The always-looming issues of exiting a business and transferring ownership to heirs get equally blunt treatment. As this piece in the mobile edition of the Los Angeles Times points out, “Transitions cost money, and many family firms are less valuable now than just two years ago. That has made it harder for founders to sell for enough money to support themselves in retirement as they had planned.” And for those who are planning not to sell but to hand down, the road can be no less rocky. In fact, writes consultant John Warrilow in a column for The Wall Street Journal, the owner who transfers a family business to his or her children could be putting it into the hands of precisely the wrong people.
“The drive to succeed comes from wanting something you don’t have,” Warrilow says. “Many business owners have done a great job giving their kids everything—except the hunger they need to scratch and claw their way to building a successful business.” The preferable alternative: “Sell your business, and if you still want to give your kids something, give them money in your estate to start a business. Not only will your kids be better adjusted; you won't sabotage your business.”
Faced with obstacles likes these, what can owners of family businesses do? Get help, and take heart.

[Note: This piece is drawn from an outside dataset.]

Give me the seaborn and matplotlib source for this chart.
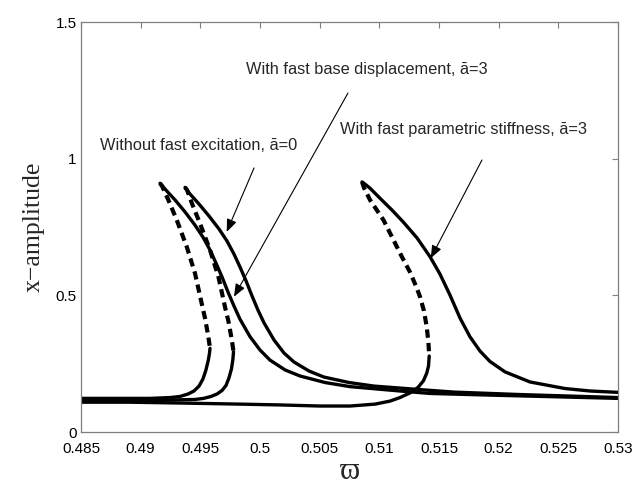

“If your business is thriving, but members of the family are weighed down by innumerous responsibilities, then it's time to hire outside help,” says Inc. Consider hiring a seasoned manager with real expertise in an area where you are currently lacking.” (Suggestion: Google “family business centers.”)
Even in the worst of times, this article goes on to say, businesses that are run by teams of family members have better odds of survival than those that are not. This also is the theme of a report in The Guardian about new research into small-business issues in the UK.
"The emotional dynamics of a family have a massive impact on the running of the business,” the person conducting the research is quoted as saying. “These firms usually have a close and strong organisational culture—there are shared goals and objectives, making it easier to respond to dramatic changes.
"It is easier for family-owned firms to react to changes in their environment and they react faster—and can be more successful—as a result.”